Tuesday, December 12, 2006

Show Me the Money


Here's a experiment for you to try the next time you're at a grocery store. Put on a pair of glasses that totally fog your vision or close your eyes altogether and try to pay your bill with good old US Currency. Is that a 5, a 10 or a 20 you're got in your hand? No clue? Thank the US Treasury for their outdated currency. Unlike other countries who have brightly colored or different-sized bills, ours is available in green. And if you don't like green, there's always... green.

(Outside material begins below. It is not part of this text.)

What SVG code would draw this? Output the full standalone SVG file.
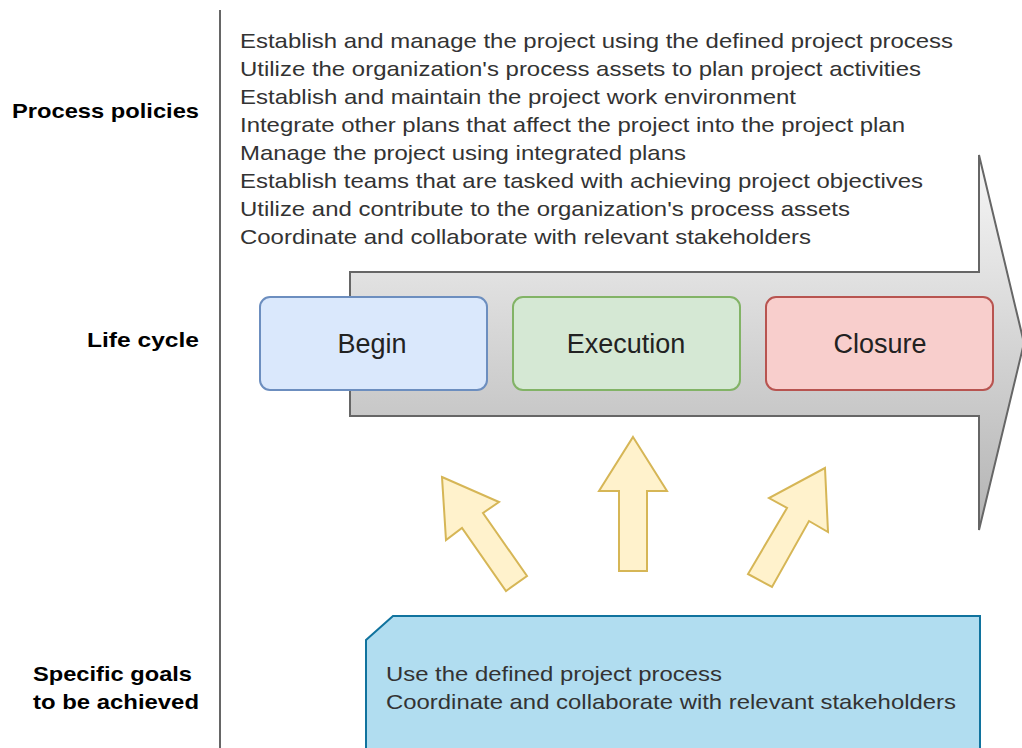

A U.S. Circuit Court of Appeals judge recently ruled against the government, stating that they did not do enough to aid the blind and the visually impaired when it came to equal access to US Currency. The judge ordered the goverment to come up with new means to help those who are visually impaired conduct the monetary affairs of everyday life.

The Bush administration is challenging the ruling. Their excuse is that it will too costly to redesign the money (though they just went through redesign and ignored the American Council for the Blind's repeated pleas to make the money more user friendly. They also said such changes would make it easier to counterfeit (huh?)

When I lived in Hong Kong, the $100 note was red (worth about $13 U.S.) It was easy to spot, along with the other colored currency. No brain power required, even if you've had a few too many Fosters before closing time. I can easily tell a 10 from a 20, but then I have good eyesight. My mom-in-law does not. She's very nearly blind, but quite independent. She has to paperclip her money to separate her bills one domination from the other.

The government says she should just use a debit or credit card. These idiots should be blindfolded and turned loose at a grocery store checkout. I can barely read the displays. My mom-in-law can't see the keys. Handing the card to the checker means she'll have to sign a slip, which is equally hard to read.

Change the currency, guys. We waste a ton of money on other less worthy projects (that bridge to nowhere in Alaska, for instance). All of us are getting older. You can damned well bet the currency will become senior friendly the moment the folks in the Treasury Department develop cataracts.